What are Festivus Feats of Strength
Ah yes, the mightiest of the Festivus traditions: the Feats of Strength. In the Seinfeld universe, this is arguably the part of Festivus character George Costanza detests the most.
Frank Costanza: George you’re forgetting how much Festivus has meant to us all. I brought one of the cassette tapes. *Frank presses play on the tape recorder*
Frank Costanza: Read that poem.
George Costanza: I can’t read it. I need my glasses.
Frank Costanza: You don’t need glasses. You’re just weak. You’re weak!
Estelle Constanza: *Estelle yelling* Leave him alone!
Frank Costanza: All right, George.

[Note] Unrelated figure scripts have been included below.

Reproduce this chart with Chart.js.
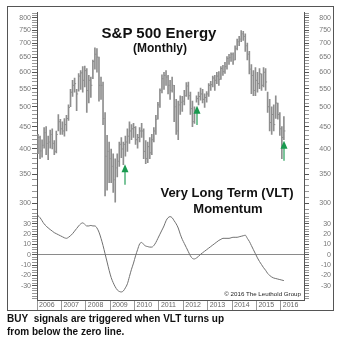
<!DOCTYPE html>
<html>
<head>
<meta charset="utf-8">
<title>S&amp;P 500 Energy - VLT Momentum</title>
<script src="https://cdn.jsdelivr.net/npm/chart.js@4.4.0/dist/chart.umd.min.js"></script>
<style>
  html, body { margin: 0; padding: 0; background: #fff; }
  #page { position: relative; width: 350px; height: 351px; overflow: hidden;
          font-family: "Liberation Sans", Arial, sans-serif; }
  #frame { position: absolute; left: 7px; top: 6px; width: 325px; height: 303px; border: 1px solid #555; }
  #frame canvas { display: block; }
  .txt { position: absolute; white-space: nowrap; line-height: 1; color: #111; font-weight: bold;
         transform: translate(-50%, -50%); pointer-events: none; }
  #copy { position: absolute; right: 49px; top: 291px; font-size: 6.2px; line-height: 1; color: #222; white-space: nowrap; }
  #note { position: absolute; left: 7px; top: 312px; font-size: 10px; line-height: 13px; font-weight: bold; color: #111; }
</style>
</head>
<body>
<div id="page">
  <div id="frame"><canvas id="energyChart" width="325" height="303"></canvas></div>
  <div class="txt" style="left:159px; top:32px; font-size:15px;">S&amp;P 500 Energy</div>
  <div class="txt" style="left:160px; top:48px; font-size:12px;">(Monthly)</div>
  <div class="txt" style="left:227px; top:192px; font-size:13px;">Very Long Term (VLT)</div>
  <div class="txt" style="left:228px; top:208px; font-size:13px;">Momentum</div>
  <div id="copy">© 2016 The Leuthold Group</div>
  <div id="note">BUY&nbsp; signals are triggered when VLT turns up<br>from below the zero line.</div>
</div>
<script>
// monthly bars, Jan 2006 .. Feb 2016
const years = [2006, 2007, 2008, 2009, 2010, 2011, 2012, 2013, 2014, 2015, 2016];

const highs = [
  432, 428, 420, 448, 450, 428, 442, 445, 418, 440, 480, 468,   // 2006
  462, 470, 478, 505, 548, 575, 582, 548, 596, 605, 618, 620,   // 2007
  612, 590, 585, 640, 683, 680, 650, 585, 570, 485, 430, 415,   // 2008
  400, 390, 380, 390, 415, 425, 415, 428, 445, 462, 455, 458,   // 2009
  450, 432, 448, 458, 445, 418, 415, 425, 432, 448, 478, 512,   // 2010
  550, 592, 600, 605, 590, 575, 585, 560, 520, 515, 530, 528,   // 2011
  545, 568, 570, 540, 515, 500, 530, 540, 552, 548, 535, 542,   // 2012
  565, 572, 588, 590, 600, 602, 618, 622, 632, 652, 660, 665,   // 2013
  665, 690, 715, 725, 748, 745, 735, 700, 670, 625, 605, 615,   // 2014
  600, 612, 595, 615, 612, 540, 520, 500, 505, 530, 510, 485,   // 2015
  450, 475                                                      // 2016
];
const lows = [
  390, 380, 383, 402, 388, 378, 402, 400, 388, 392, 440, 432,
  432, 428, 440, 465, 500, 528, 540, 490, 543, 548, 540, 555,
  485, 510, 525, 580, 610, 600, 515, 520, 455, 312, 322, 335,
  335, 318, 302, 345, 365, 382, 368, 385, 395, 412, 420, 425,
  410, 402, 415, 425, 380, 370, 372, 380, 388, 415, 432, 468,
  498, 538, 548, 560, 535, 520, 540, 462, 432, 420, 480, 488,
  505, 528, 520, 480, 450, 458, 512, 505, 518, 510, 498, 512,
  528, 545, 555, 545, 565, 560, 578, 590, 596, 610, 625, 635,
  625, 640, 675, 690, 705, 710, 670, 640, 595, 536, 530, 530,
  540, 550, 545, 555, 545, 485, 440, 432, 440, 470, 468, 430,
  380, 420
];
const closes = [
  425, 396, 408, 436, 412, 415, 432, 412, 395, 432, 462, 445,
  440, 455, 470, 498, 540, 560, 565, 535, 588, 598, 575, 605,
  545, 575, 560, 635, 660, 650, 560, 560, 470, 385, 395, 380,
  365, 340, 362, 375, 410, 400, 410, 415, 428, 440, 445, 448,
  420, 425, 440, 440, 395, 380, 405, 392, 420, 440, 468, 505,
  545, 580, 590, 585, 560, 545, 560, 500, 440, 505, 512, 515,
  530, 558, 530, 495, 462, 490, 522, 528, 535, 520, 525, 535,
  560, 562, 582, 575, 588, 578, 612, 602, 618, 645, 648, 660,
  640, 680, 705, 715, 735, 725, 690, 660, 610, 590, 545, 575,
  565, 595, 560, 600, 570, 500, 460, 480, 455, 510, 480, 445,
  425, 440
];

// Very Long Term momentum
const vlt = [
  38, 36, 33, 30, 28, 26, 24.5, 23, 21.5, 20.5, 19.5, 18.5,
  17.5, 16.5, 16, 17, 18.5, 20.5, 23, 25.5, 28, 30, 31, 29.5,
  28, 28, 28.5, 28, 28, 26, 22, 16, 9, 1, -7, -15,
  -22, -27, -31, -34, -35.5, -36, -35, -32, -28, -21, -14, -8,
  -1, 5, 10.5, 12, 10, 8.5, 8, 7.5, 7.5, 9, 12, 16,
  20, 24, 28, 33, 36, 37, 36, 33, 30, 26, 20, 15,
  11, 7, 3, -1, -3.5, -4, -3, -1.5, 0.5, 2, 3.5, 5,
  6.5, 8, 9.5, 11, 12.5, 14, 15, 16, 16, 16, 16, 16.5,
  17, 17, 17, 17.5, 18, 18.5, 19, 16, 13, 9, 5, 1,
  -3, -6.5, -9.5, -12.5, -15, -18, -20, -21.5, -22.5, -23, -23.5, -24,
  -24.5, -25
];

const priceLabels = [300, 350, 400, 450, 500, 550, 600, 650, 700, 750, 800];
const vltLabels = [-30, -20, -10, 0, 10, 20, 30];

// buy signals: month index, arrow tip and tail (price scale)
const buyMonths = [43, 78, 121];
const buyTips = [369, 503, 418];
const buyTails = [331, 454, 376];

const monthX = i => 2006 + (i + 0.5) / 12;

// minor ticks along the axes
const priceTicks = [];
for (let v = 290; v <= 820; v += 10) priceTicks.push(v);
const vltTicks = [];
for (let k = -17; k <= 16; k++) vltTicks.push(k * 2.5);

const tickFont = { family: '"Liberation Sans", Arial, sans-serif', size: 7 };
const barGray = '#8e8e8e';

function sideAxis(position, isPrice, weight) {
    const labels = isPrice ? priceLabels : vltLabels;
    const all = isPrice ? priceTicks : vltTicks;
    return {
        type: isPrice ? 'logarithmic' : 'linear',
        position: position,
        stack: position,
        stackWeight: isPrice ? 205 : 88,
        weight: weight,
        min: isPrice ? 284.4 : -43.8,
        max: isPrice ? 824 : 40,
        afterBuildTicks: s => { s.ticks = all.map(v => ({ value: v })); },
        afterFit: s => { s.width = position === 'left' ? 29 : 27; },
        grid: {
            drawOnChartArea: !isPrice && position === 'left',
            color: c => (c.tick && c.tick.value === 0) ? '#8a8a8a' : 'rgba(0,0,0,0)',
            tickLength: 5,
            tickColor: c => (c.tick && labels.includes(c.tick.value)) ? '#555' : '#999'
        },
        border: { color: '#555' },
        ticks: {
            autoSkip: false,
            padding: 1,
            crossAlign: position === 'right' ? 'far' : 'near',
            color: '#777',
            font: tickFont,
            callback: v => labels.includes(v) ? String(v) : ''
        }
    };
}

const buyArrows = {
    id: 'buyArrows',
    afterDatasetsDraw(chart) {
        const ctx = chart.ctx;
        const x = chart.scales.x;
        const y = chart.scales.yPrice;
        ctx.save();
        buyMonths.forEach((m, i) => {
            const px = Math.round(x.getPixelForValue(monthX(m)));
            const tip = y.getPixelForValue(buyTips[i]);
            const tail = y.getPixelForValue(buyTails[i]);
            ctx.strokeStyle = '#7cc59b';
            ctx.lineWidth = 2;
            ctx.beginPath();
            ctx.moveTo(px, tip + 7);
            ctx.lineTo(px, tail);
            ctx.stroke();
            ctx.fillStyle = '#199a4f';
            ctx.beginPath();
            ctx.moveTo(px, tip);
            ctx.lineTo(px - 3.5, tip + 8);
            ctx.lineTo(px + 3.5, tip + 8);
            ctx.closePath();
            ctx.fill();
        });
        ctx.restore();
    }
};

new Chart(document.getElementById('energyChart'), {
    type: 'bar',
    data: {
        datasets: [
            {
                type: 'bar',
                data: highs.map((h, i) => ({ x: monthX(i), y: [lows[i], h] })),
                yAxisID: 'yPrice',
                backgroundColor: barGray,
                barThickness: 1,
                borderWidth: 0
            },
            {
                type: 'line',
                data: closes.map((c, i) => ({ x: monthX(i), y: c })),
                yAxisID: 'yPrice',
                showLine: false,
                pointStyle: 'dash',
                pointRadius: 1.5,
                pointBorderColor: barGray,
                pointBorderWidth: 1
            },
            {
                type: 'line',
                data: vlt.map((v, i) => ({ x: monthX(i), y: v })),
                yAxisID: 'yMom',
                borderColor: '#707070',
                borderWidth: 1,
                pointRadius: 0,
                cubicInterpolationMode: 'monotone'
            }
        ]
    },
    options: {
        responsive: false,
        animation: false,
        layout: { padding: { top: 0, left: 0, right: 2, bottom: 0 } },
        plugins: {
            legend: { display: false },
            tooltip: { enabled: false }
        },
        scales: {
            x: {
                type: 'linear',
                min: 2006,
                max: 2016.95,
                offset: false,
                afterBuildTicks: s => { s.ticks = years.map(v => ({ value: v })); },
                afterFit: s => { s.height = 10; },
                grid: { offset: false, drawOnChartArea: false, tickLength: 10, color: '#999' },
                border: { color: '#555' },
                ticks: {
                    align: 'start',
                    labelOffset: 2,
                    padding: -9,
                    autoSkip: false,
                    maxRotation: 0,
                    minRotation: 0,
                    color: '#666',
                    font: tickFont,
                    callback: v => String(v)
                }
            },
            yPrice: sideAxis('left', true, 2),
            yMom: sideAxis('left', false, 1),
            yPriceR: sideAxis('right', true, 1),
            yMomR: sideAxis('right', false, 2)
        }
    },
    plugins: [buyArrows]
});
</script>
</body>
</html>
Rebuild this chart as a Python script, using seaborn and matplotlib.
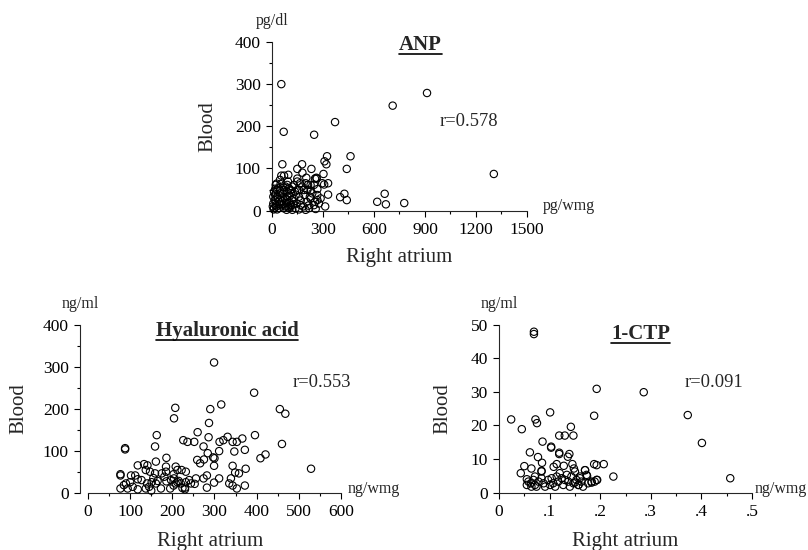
import numpy as np
import seaborn as sns
import matplotlib.pyplot as plt
from matplotlib.lines import Line2D
from matplotlib.ticker import MultipleLocator

# ANP: right atrium (pg/wmg) vs blood (pg/dl)
anp_atrium = [55, 69, 248, 371, 710, 912, 1305, 324, 462, 320, 309, 440, 303,
              61, 177, 149, 232, 330, 307, 330, 401, 426, 440, 619, 663, 670, 778, 313,
              261, 202, 179, 55, 71, 96, 27, 51, 90, 129, 165, 212, 247, 296,
              31, 71, 110, 149, 188, 227, 267, 267, 223, 253, 214, 169, 149, 253, 263,
              12, 22, 16, 31, 41, 27, 51, 61, 71, 80, 67, 90, 100, 110, 114, 129, 139,
              145, 159, 169, 184, 192, 204, 218, 227, 237, 247, 267, 276, 286, 37, 47,
              80, 94, 120, 159, 178, 198, 8, 8, 12, 22, 86, 100, 135, 149, 208, 227,
              41, 55, 86, 102, 120, 159, 198, 257, 5, 10, 18, 35, 45, 58, 63, 75, 85,
              95, 105, 118, 125, 48, 68, 30, 20, 88, 110, 140]
anp_blood = [300, 187, 180, 210, 249, 279, 87, 129, 129, 110, 117, 99, 87,
             110, 110, 99, 99, 65, 62, 38, 32, 40, 25, 21, 40, 15, 18, 10,
             78, 78, 90, 83, 83, 85, 64, 63, 61, 61, 65, 61, 61, 65,
             49, 49, 49, 49, 49, 48, 51, 25, 33, 21, 12, 13, 76, 76, 76,
             6, 13, 25, 33, 21, 10, 41, 29, 17, 10, 6, 33, 21, 41, 13, 29, 6,
             17, 33, 24, 10, 37, 21, 6, 29, 41, 13, 37, 17, 29, 53, 73,
             57, 69, 57, 49, 57, 65, 17, 33, 45, 61, 45, 53, 45, 69, 49, 61,
             6, 13, 2, 6, 2, 3, 2, 4, 10, 3, 38, 28, 15, 22, 40, 30, 18,
             8, 35, 25, 15, 48, 55, 3, 52, 26, 10, 38]

# Hyaluronic acid: right atrium (ng/wmg) vs blood (ng/ml)
ha_atrium = [299, 394, 207, 204, 290, 316, 287, 455, 468, 396, 460, 529, 163, 159,
             88, 88, 226, 236, 252, 260, 286, 274, 312, 321, 331, 343, 353, 366, 372,
             311, 284, 297, 300, 259, 266, 275, 299, 347, 409, 421, 343, 349, 358, 374,
             339, 335, 343, 353, 372, 311, 299, 282, 274, 282, 256, 253, 186, 185, 161,
             118, 133, 141, 137, 147, 159, 175, 185, 208, 212, 222, 232, 203, 77, 77,
             102, 112, 118, 90, 77, 94, 106, 118, 137, 145, 140, 151, 161, 173, 186,
             195, 203, 208, 212, 220, 224, 230, 232, 244, 181, 204, 127, 155, 165, 197,
             215, 240, 150, 230, 100, 85]
ha_blood = [310, 238, 202, 177, 199, 210, 166, 199, 188, 137, 116, 57, 137, 110,
            106, 103, 125, 121, 121, 144, 132, 110, 121, 125, 133, 121, 121, 129, 102,
            99, 94, 84, 82, 78, 70, 79, 64, 98, 82, 91, 64, 48, 46, 57,
            34, 22, 17, 10, 17, 34, 24, 41, 34, 12, 34, 21, 83, 62, 74,
            65, 68, 65, 54, 50, 46, 46, 50, 62, 54, 54, 50, 44, 44, 41,
            41, 41, 32, 22, 10, 10, 14, 8, 10, 14, 22, 25, 22, 10, 27,
            10, 17, 22, 25, 22, 11, 8, 25, 22, 38, 34, 30, 35, 28, 30,
            28, 30, 5, 12, 25, 18]

# 1-CTP: right atrium (ng/wmg) vs blood (ng/ml)
ctp_atrium = [0.069, 0.069, 0.024, 0.045, 0.072, 0.075, 0.101, 0.193, 0.286, 0.188,
              0.373, 0.401, 0.457, 0.142, 0.119, 0.130, 0.147, 0.086, 0.103, 0.103,
              0.119, 0.119, 0.139, 0.136, 0.061, 0.077, 0.085, 0.114, 0.108, 0.128,
              0.145, 0.148, 0.188, 0.193, 0.207, 0.226, 0.050, 0.043, 0.064, 0.084,
              0.170, 0.174, 0.194, 0.183, 0.160, 0.157, 0.150,
              0.055, 0.058, 0.063, 0.068, 0.071, 0.074, 0.078, 0.084, 0.084, 0.088,
              0.091, 0.097, 0.101, 0.104, 0.107, 0.111, 0.114, 0.117, 0.120, 0.124,
              0.127, 0.130, 0.134, 0.137, 0.140, 0.143, 0.147, 0.150, 0.153, 0.157,
              0.160, 0.163, 0.166, 0.170, 0.173, 0.176, 0.183, 0.189, 0.193, 0.055,
              0.064, 0.071]
ctp_blood = [47.9, 47.2, 21.8, 18.9, 21.8, 20.7, 23.9, 30.9, 29.9, 22.9,
             23.1, 14.8, 4.3, 19.6, 17.0, 17.0, 17.0, 15.2, 13.7, 13.4,
             11.9, 11.5, 11.5, 10.7, 12.0, 10.6, 8.9, 8.5, 7.7, 8.0,
             8.5, 7.2, 8.5, 8.2, 8.5, 4.8, 7.9, 5.8, 7.2, 6.5,
             6.7, 5.0, 3.8, 3.0, 4.3, 2.3, 3.0,
             4.0, 3.3, 2.8, 3.8, 2.3, 1.8, 3.3, 4.3, 6.3, 2.8,
             1.8, 3.8, 2.3, 4.3, 2.8, 1.8, 4.8, 3.3, 5.8, 4.3,
             2.3, 3.8, 5.3, 3.3, 1.8, 4.8, 2.8, 6.3, 3.8, 2.3,
             4.8, 3.3, 1.8, 6.7, 5.3, 2.8, 3.3, 3.3, 3.8, 2.3,
             1.8, 4.8]

sns.set_style("ticks")
plt.rcParams['font.family'] = ['Liberation Serif', 'DejaVu Serif']

fig = plt.figure(figsize=(8.08, 5.5), dpi=100)

panels = [
    dict(rect=[0.3366, 0.617, 0.3156, 0.3067], x=anp_atrium, y=anp_blood,
         title='ANP', title_pos=(0.583, 0.953), r='r=0.578', r_pos=(0.773, 0.526),
         yunit='pg/dl', xunit='pg/wmg', xunit_dx=16, xlim=(0, 1500), ylim=(0, 400),
         xmaj=300, xmin=150, ymaj=100, ymin=50, xlabels=None, ylab_x=-0.216,
         xlab_y=-0.222),
    dict(rect=[0.099, 0.1042, 0.323, 0.3055], x=ha_atrium, y=ha_blood,
         title='Hyaluronic acid', title_pos=(0.563, 0.933), r='r=0.553', r_pos=(0.927, 0.656),
         yunit='ng/ml', xunit='ng/wmg', xunit_dx=7, xlim=(-19, 600), ylim=(0, 400),
         xmaj=100, xmin=50, ymaj=100, ymin=50, xlabels=None, ylab_x=-0.199,
         xlab_y=-0.235),
    dict(rect=[0.6176, 0.1042, 0.3131, 0.3055], x=ctp_atrium, y=ctp_blood,
         title='1-CTP', title_pos=(0.561, 0.914), r='r=0.091', r_pos=(0.85, 0.656),
         yunit='ng/ml', xunit='ng/wmg', xunit_dx=3, xlim=(0, 0.5), ylim=(0, 50),
         xmaj=0.1, xmin=0.05, ymaj=10, ymin=None,
         xlabels=['0', '.1', '.2', '.3', '.4', '.5'], ylab_x=-0.186,
         xlab_y=-0.235),
]

titles = []
for p in panels:
    ax = fig.add_axes(p['rect'])
    sns.scatterplot(x=p['x'], y=p['y'], ax=ax, s=28, marker='o',
                    facecolor='none', edgecolor='black', linewidth=0.8,
                    clip_on=False, zorder=3)
    ax.set_xlim(*p['xlim'])
    ax.set_ylim(*p['ylim'])
    ax.spines['top'].set_visible(False)
    ax.spines['right'].set_visible(False)
    for s in ['left', 'bottom']:
        ax.spines[s].set_linewidth(0.8)
    ax.spines['bottom'].set_bounds(max(p['xlim'][0], 0), p['xlim'][1])
    ax.xaxis.set_major_locator(MultipleLocator(p['xmaj']))
    ax.xaxis.set_minor_locator(MultipleLocator(p['xmin']))
    ax.yaxis.set_major_locator(MultipleLocator(p['ymaj']))
    if p['ymin']:
        ax.yaxis.set_minor_locator(MultipleLocator(p['ymin']))
    if p['xlabels']:
        ax.set_xticks([0, 0.1, 0.2, 0.3, 0.4, 0.5])
        ax.set_xticklabels(p['xlabels'])
    if p['xlim'][0] < 0:
        ax.set_xticks(np.arange(0, 601, 100))
    ax.tick_params(which='major', direction='out', length=4, width=0.8,
                   labelsize=12.5, pad=4, color='black', labelcolor='black')
    ax.tick_params(which='minor', direction='out', length=2.5, width=0.8, color='black')
    ax.set_ylabel('Blood', fontsize=15)
    ax.set_xlabel('Right atrium', fontsize=15, va='top')
    ax.yaxis.set_label_coords(p['ylab_x'], 0.5)
    ax.xaxis.set_label_coords(0.5, p['xlab_y'])
    # units above the y axis and at the end of the x axis
    ax.annotate(p['yunit'], xy=(0.0, 1.0), xycoords='axes fraction',
                xytext=(0, 15), textcoords='offset points', fontsize=11.5,
                ha='center', va='center')
    ax.annotate(p['xunit'], xy=(1.0, 0.0), xycoords='axes fraction',
                xytext=(p['xunit_dx'] * 0.72, 3), textcoords='offset points',
                fontsize=11.5, ha='left', va='center')
    t = ax.text(*p['title_pos'], p['title'], transform=ax.transAxes, fontsize=15,
                fontweight='bold', ha='center', va='baseline')
    ax.text(*p['r_pos'], p['r'], transform=ax.transAxes, fontsize=13.3,
            ha='center', va='center')
    titles.append((ax, t))

# underline the panel titles
fig.canvas.draw()
inv = fig.transFigure.inverted()
for ax, t in titles:
    bb = t.get_window_extent()
    ybase = ax.transAxes.transform(t.get_position())[1] - 4
    (x0, y0), (x1, _) = inv.transform([(bb.x0, ybase), (bb.x1, ybase)])
    fig.add_artist(Line2D([x0, x1], [y0, y0], transform=fig.transFigure,
                          color='black', linewidth=1.2))

fig.savefig('out.png', dpi=100)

It’s time for the Festivus feats of strength.
George Costanza: *George turns off the tape recorder, gets up and runs away yelling* Oh, no. Turn it off. There’s no feats of strength. I hate Festivus!
Frank Costanza: We had some good times.“The Strike”, Seinfeld, Season 9 Episode 10
In the Festivus traditions, the Festivus Feats of Strength rolls around (quite literally!) after the Festivus meal which is a dinner where the Airing of Grievances portion of the night takes place.
In the Feats of Strength, one individual is dubbed to wrestle the head of the household. The goal is for the head of the household to be pinned down, thus officially ending the Festivus holiday.
As one Seinfeld fan can imagine, George hated Festivus for many reasons but wrestling his father and ultimately getting pinned down by his father was high ranking on his hatred list.
Watch the official shortened version of the Seinfeld episode “The Strike” to see the awakening of Festivus for yourself!
GIFs are the hilarious trolls of the internet, and they are brilliant at capturing quotes and funny moments! Sprinkled throughout this article are Festivus gifs from “The Strike” episode; although it’s hard to capture the Seinfeld wit without the audio, when you watch that funny little gif you’ll swear you can hear the actor’s voices!
Now go off and grab your Festivus pole from your crawlspace, get the oven preheated for Festivus dinner, and if you’re the head of your household I’d start stretching now! Happy Festivus!